Our suggested approach would be something like the following:
A mandatory regulatory requirement for a regular external survey of corporate behaviour along stakeholder lines
- industry-based regulation and standards
- not new company law.
Reporting system for Boards
A social media based system to provide boards with continuous, on-going information necessary to fulfil their corporate behaviour obligations; this system to be mandatory, providing:
- designated surveys and their interpretation
- available for an independent Inspector to check and to use in interviews.

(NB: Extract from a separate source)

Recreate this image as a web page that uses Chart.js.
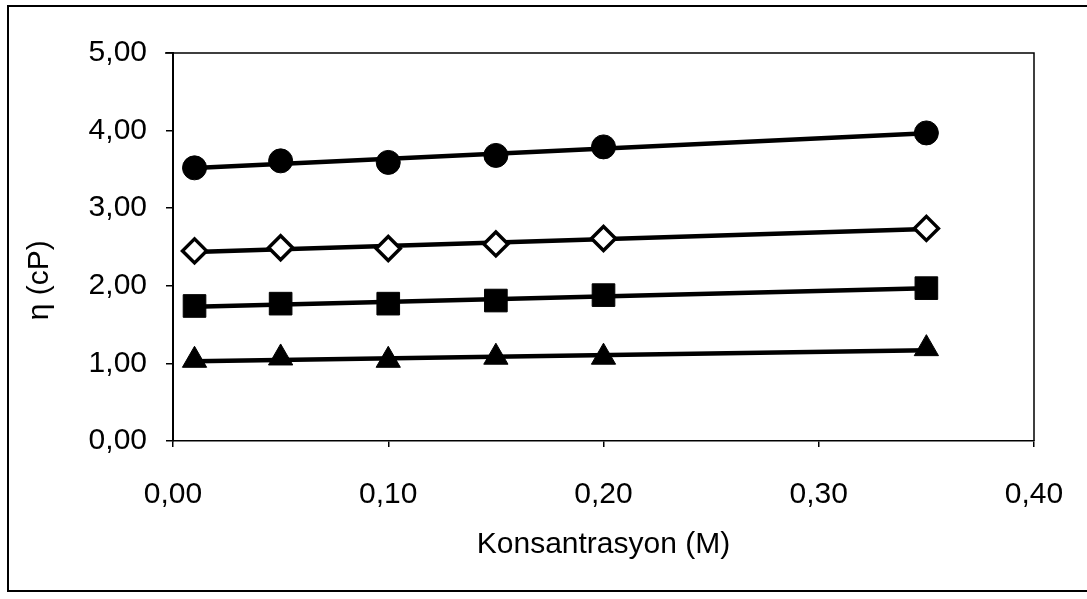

An independent Corporate Behaviour Inspectorate to regulate a process of inspection of boards on their corporate behaviour performance based on:
- interviews with directors to test them on their knowledge of the on-going survey results
- auditing the surveys which the company has carried out
- checking the effectiveness of the social media system being used
This could be delegated to industry regulators, accredited by the Inspectorate.
Metrics and measurement
Companies required to publish the results of the corporate behaviour surveys, which would rank performance according to standard market research techniques:
Level 1: Publish and explain:
- but not required to take any further action
Level 2: Publish audited results and explain:
- companies’ boards are interviewed by the Independent Inspectorate
- surveys are “audited”
- companies signed up to Level 2 are relieved from significant regulatory compliance requirements (to be determined) as a quid pro quo
Incentives and sanctions
Companies’ industry rankings would:
- benefit their brand value through good performance, and hence their share price and company valuation
- damage their brand value through bad performance and hence lower their market valuation.
On a large scale, pressure to improve corporate behaviour, as exercised by a focus on the day to day actions of companies, and reinforced by demonstrable industry efforts to support this would do a great deal to improve the public’s view of the capitalist world.
And projection of concern for the public interest as a significant stakeholder would help keep politicians off the back of the business world.